__What needs to be done__: Return the listing below unchanged, minus its pictures.
-- START Available data --
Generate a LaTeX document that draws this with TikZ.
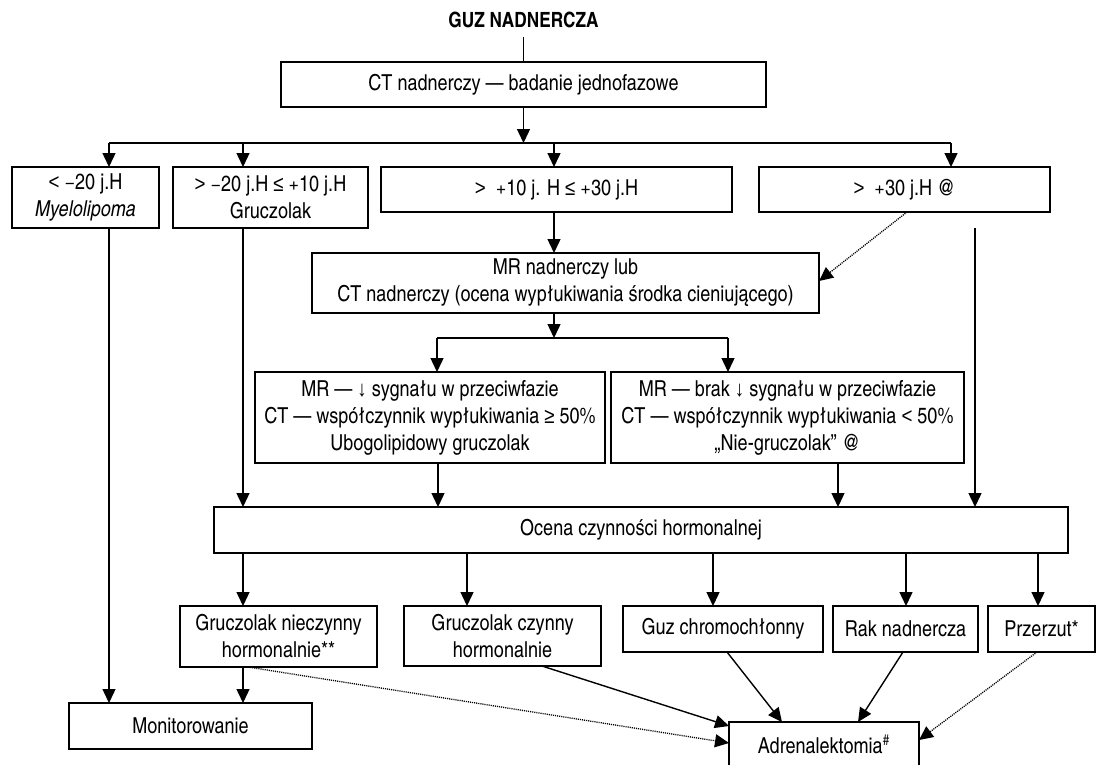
\documentclass[tikz,border=0pt]{standalone}
\usepackage{fontspec}
\setmainfont{texgyreheroscn}[Extension=.otf, UprightFont=*-regular, BoldFont=*-bold, ItalicFont=*-italic, BoldItalicFont=*-bolditalic]
\newfontfamily\symf{Liberation Sans}[FakeStretch=0.85]
\usetikzlibrary{arrows.meta,calc}
\newcommand{\dn}{{\symf ↓}}
\newcommand{\lesym}{{\symf ≤}}
\newcommand{\gesym}{{\symf ≥}}
\newcommand{\ltsym}{{\symf <}}
\newcommand{\gtsym}{{\symf >}}
\begin{document}
\begin{tikzpicture}[x=1pt,y=-1pt,
  box/.style={draw, line width=1.4pt, align=center, inner sep=0pt, outer sep=0pt,
    font=\fontsize{22}{27}\selectfont},
  conn/.style={line width=1.4pt},
  arr/.style={line width=1.4pt, -{Triangle[width=13pt,length=14pt]}},
  dots/.style={line width=1.3pt, dash pattern=on 1.1pt off 1pt, -{Triangle[width=13pt,length=14pt]}},
  titlestyle/.style={inner sep=0pt, font=\fontsize{21}{24}\selectfont\bfseries}
]
\fill[white] (0,0) rectangle (1097,764);
\useasboundingbox (0,0) rectangle (1097,764);

% nodes
\node[titlestyle] (title) at (523.5,20) {GUZ NADNERCZA};
\node[box, minimum width=485, minimum height=45] (ct) at (523.5,84.5) {CT nadnerczy — badanie jednofazowe};
\node[box, minimum width=147, minimum height=61] (b1) at (85.5,197.5) {\ltsym{} −20 j.H\\ \textit{Myelolipoma}};
\node[box, minimum width=195, minimum height=61] (b2) at (270.5,197.5) {\gtsym{} −20 j.H \lesym{} +10 j.H\\ Gruczolak};
\node[box, minimum width=351, minimum height=45] (b3) at (556.5,189.5) {\gtsym\ \ +10 j. H \lesym{} +30 j.H};
\node[box, minimum width=291, minimum height=45] (b4) at (904.5,189.5) {\gtsym\ \ +30 j.H @};
\node[box, minimum width=507, minimum height=60] (mr) at (565.5,283) {MR nadnerczy lub\\ CT nadnerczy (ocena wypłukiwania środka cieniującego)};
\node[box, minimum width=350, minimum height=91] (lb) at (430,417.5) {MR — \dn{} sygnału w przeciwfazie\\ CT — współczynnik wypłukiwania \gesym{} 50\%\\ Ubogolipidowy gruczolak};
\node[box, minimum width=353, minimum height=91] (rb) at (787.5,417.5) {MR — brak \dn{} sygnału w przeciwfazie\\ CT — współczynnik wypłukiwania \ltsym{} 50\%\\ „Nie-gruczolak” @};
\node[box, minimum width=854, minimum height=46] (oc) at (641,530) {Ocena czynności hormonalnej};
\node[box, minimum width=197, minimum height=61] (gn) at (278.5,636.5) {Gruczolak nieczynny\\ hormonalnie**};
\node[box, minimum width=197, minimum height=60] (gc) at (502.5,636) {Gruczolak czynny\\ hormonalnie};
\node[box, minimum width=200, minimum height=46] (guz) at (723,629) {Guz chromochłonny};
\node[box, minimum width=145, minimum height=46] (rak) at (905.5,629) {Rak nadnercza};
\node[box, minimum width=107, minimum height=46] (prz) at (1041.5,629) {Przerzut*};
\node[box, minimum width=243, minimum height=46] (mon) at (190.5,726) {Monitorowanie};
\node[box, minimum width=190, minimum height=45] (adr) at (824,744.5) {Adrenalektomia\textsuperscript{\#}};

% junction coordinates
\coordinate (t1) at (523.5,37);
\coordinate (j0) at (523.5,143);
\coordinate (h1) at (109,143);
\coordinate (h2) at (243,143);
\coordinate (h3) at (554,143);
\coordinate (h4) at (951,143);
\coordinate (r1) at (975,228);
\coordinate (s0) at (554,338);
\coordinate (s1) at (437,338);
\coordinate (s2) at (728,338);

% top
\draw[conn] (t1) -- (ct.north);
\draw[arr] (ct.south) -- (j0);
\draw[conn] (h1) -- (h4);
\draw[arr] (h1) -- (h1 |- b1.north);
\draw[arr] (h2) -- (h2 |- b2.north);
\draw[arr] (h3) -- (h3 |- b3.north);
\draw[arr] (h4) -- (h4 |- b4.north);

% from row 1
\draw[arr] (b1.south -| h1) -- (h1 |- mon.north);
\draw[arr] (b2.south -| h2) -- (h2 |- oc.north);
\draw[arr] (b3.south -| h3) -- (h3 |- mr.north);
\draw[dots] (b4.south -| 907,0) -- (mr.east |- 0,281);
\draw[arr] (r1) -- (r1 |- oc.north);

% MR split
\draw[arr] (mr.south -| s0) -- (s0);
\draw[conn] (s1) -- (s2);
\draw[arr] (s1) -- (s1 |- lb.north);
\draw[arr] (s2) -- (s2 |- rb.north);
\draw[arr] (lb.south -| 438,0) -- (oc.north -| 438,0);
\draw[arr] (rb.south -| 838,0) -- (oc.north -| 838,0);

% Ocena outputs
\draw[arr] (oc.south -| 243,0) -- (gn.north -| 243,0);
\draw[arr] (oc.south -| 467,0) -- (gc.north -| 467,0);
\draw[arr] (oc.south -| 713,0) -- (guz.north -| 713,0);
\draw[arr] (oc.south -| 906,0) -- (rak.north -| 906,0);
\draw[arr] (oc.south -| 1038,0) -- (prz.north -| 1038,0);

% bottom
\draw[arr] (gn.south -| 243,0) -- (mon.north -| 243,0);
\draw[dots] (gn.south -| 248,0) -- (adr.west |- 0,743);
\draw[arr] (gc.south -| 542,0) -- (adr.west |- 0,726);
\draw[arr] (guz.south -| 727,0) -- (adr.north -| 782,0);
\draw[arr] (rak.south -| 903,0) -- (adr.north -| 858,0);
\draw[dots] (prz.south -| 1037,0) -- (adr.east |- 0,740);
\end{tikzpicture}
\end{document}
-- END Available data --
__Answer in full__:
Generate a LaTeX document that draws this with TikZ.
\documentclass[tikz,border=0pt]{standalone}
\usepackage{fontspec}
\setmainfont{texgyreheroscn}[Extension=.otf, UprightFont=*-regular, BoldFont=*-bold, ItalicFont=*-italic, BoldItalicFont=*-bolditalic]
\newfontfamily\symf{Liberation Sans}[FakeStretch=0.85]
\usetikzlibrary{arrows.meta,calc}
\newcommand{\dn}{{\symf ↓}}
\newcommand{\lesym}{{\symf ≤}}
\newcommand{\gesym}{{\symf ≥}}
\newcommand{\ltsym}{{\symf <}}
\newcommand{\gtsym}{{\symf >}}
\begin{document}
\begin{tikzpicture}[x=1pt,y=-1pt,
  box/.style={draw, line width=1.4pt, align=center, inner sep=0pt, outer sep=0pt,
    font=\fontsize{22}{27}\selectfont},
  conn/.style={line width=1.4pt},
  arr/.style={line width=1.4pt, -{Triangle[width=13pt,length=14pt]}},
  dots/.style={line width=1.3pt, dash pattern=on 1.1pt off 1pt, -{Triangle[width=13pt,length=14pt]}},
  titlestyle/.style={inner sep=0pt, font=\fontsize{21}{24}\selectfont\bfseries}
]
\fill[white] (0,0) rectangle (1097,764);
\useasboundingbox (0,0) rectangle (1097,764);

% nodes
\node[titlestyle] (title) at (523.5,20) {GUZ NADNERCZA};
\node[box, minimum width=485, minimum height=45] (ct) at (523.5,84.5) {CT nadnerczy — badanie jednofazowe};
\node[box, minimum width=147, minimum height=61] (b1) at (85.5,197.5) {\ltsym{} −20 j.H\\ \textit{Myelolipoma}};
\node[box, minimum width=195, minimum height=61] (b2) at (270.5,197.5) {\gtsym{} −20 j.H \lesym{} +10 j.H\\ Gruczolak};
\node[box, minimum width=351, minimum height=45] (b3) at (556.5,189.5) {\gtsym\ \ +10 j. H \lesym{} +30 j.H};
\node[box, minimum width=291, minimum height=45] (b4) at (904.5,189.5) {\gtsym\ \ +30 j.H @};
\node[box, minimum width=507, minimum height=60] (mr) at (565.5,283) {MR nadnerczy lub\\ CT nadnerczy (ocena wypłukiwania środka cieniującego)};
\node[box, minimum width=350, minimum height=91] (lb) at (430,417.5) {MR — \dn{} sygnału w przeciwfazie\\ CT — współczynnik wypłukiwania \gesym{} 50\%\\ Ubogolipidowy gruczolak};
\node[box, minimum width=353, minimum height=91] (rb) at (787.5,417.5) {MR — brak \dn{} sygnału w przeciwfazie\\ CT — współczynnik wypłukiwania \ltsym{} 50\%\\ „Nie-gruczolak” @};
\node[box, minimum width=854, minimum height=46] (oc) at (641,530) {Ocena czynności hormonalnej};
\node[box, minimum width=197, minimum height=61] (gn) at (278.5,636.5) {Gruczolak nieczynny\\ hormonalnie**};
\node[box, minimum width=197, minimum height=60] (gc) at (502.5,636) {Gruczolak czynny\\ hormonalnie};
\node[box, minimum width=200, minimum height=46] (guz) at (723,629) {Guz chromochłonny};
\node[box, minimum width=145, minimum height=46] (rak) at (905.5,629) {Rak nadnercza};
\node[box, minimum width=107, minimum height=46] (prz) at (1041.5,629) {Przerzut*};
\node[box, minimum width=243, minimum height=46] (mon) at (190.5,726) {Monitorowanie};
\node[box, minimum width=190, minimum height=45] (adr) at (824,744.5) {Adrenalektomia\textsuperscript{\#}};

% junction coordinates
\coordinate (t1) at (523.5,37);
\coordinate (j0) at (523.5,143);
\coordinate (h1) at (109,143);
\coordinate (h2) at (243,143);
\coordinate (h3) at (554,143);
\coordinate (h4) at (951,143);
\coordinate (r1) at (975,228);
\coordinate (s0) at (554,338);
\coordinate (s1) at (437,338);
\coordinate (s2) at (728,338);

% top
\draw[conn] (t1) -- (ct.north);
\draw[arr] (ct.south) -- (j0);
\draw[conn] (h1) -- (h4);
\draw[arr] (h1) -- (h1 |- b1.north);
\draw[arr] (h2) -- (h2 |- b2.north);
\draw[arr] (h3) -- (h3 |- b3.north);
\draw[arr] (h4) -- (h4 |- b4.north);

% from row 1
\draw[arr] (b1.south -| h1) -- (h1 |- mon.north);
\draw[arr] (b2.south -| h2) -- (h2 |- oc.north);
\draw[arr] (b3.south -| h3) -- (h3 |- mr.north);
\draw[dots] (b4.south -| 907,0) -- (mr.east |- 0,281);
\draw[arr] (r1) -- (r1 |- oc.north);

% MR split
\draw[arr] (mr.south -| s0) -- (s0);
\draw[conn] (s1) -- (s2);
\draw[arr] (s1) -- (s1 |- lb.north);
\draw[arr] (s2) -- (s2 |- rb.north);
\draw[arr] (lb.south -| 438,0) -- (oc.north -| 438,0);
\draw[arr] (rb.south -| 838,0) -- (oc.north -| 838,0);

% Ocena outputs
\draw[arr] (oc.south -| 243,0) -- (gn.north -| 243,0);
\draw[arr] (oc.south -| 467,0) -- (gc.north -| 467,0);
\draw[arr] (oc.south -| 713,0) -- (guz.north -| 713,0);
\draw[arr] (oc.south -| 906,0) -- (rak.north -| 906,0);
\draw[arr] (oc.south -| 1038,0) -- (prz.north -| 1038,0);

% bottom
\draw[arr] (gn.south -| 243,0) -- (mon.north -| 243,0);
\draw[dots] (gn.south -| 248,0) -- (adr.west |- 0,743);
\draw[arr] (gc.south -| 542,0) -- (adr.west |- 0,726);
\draw[arr] (guz.south -| 727,0) -- (adr.north -| 782,0);
\draw[arr] (rak.south -| 903,0) -- (adr.north -| 858,0);
\draw[dots] (prz.south -| 1037,0) -- (adr.east |- 0,740);
\end{tikzpicture}
\end{document}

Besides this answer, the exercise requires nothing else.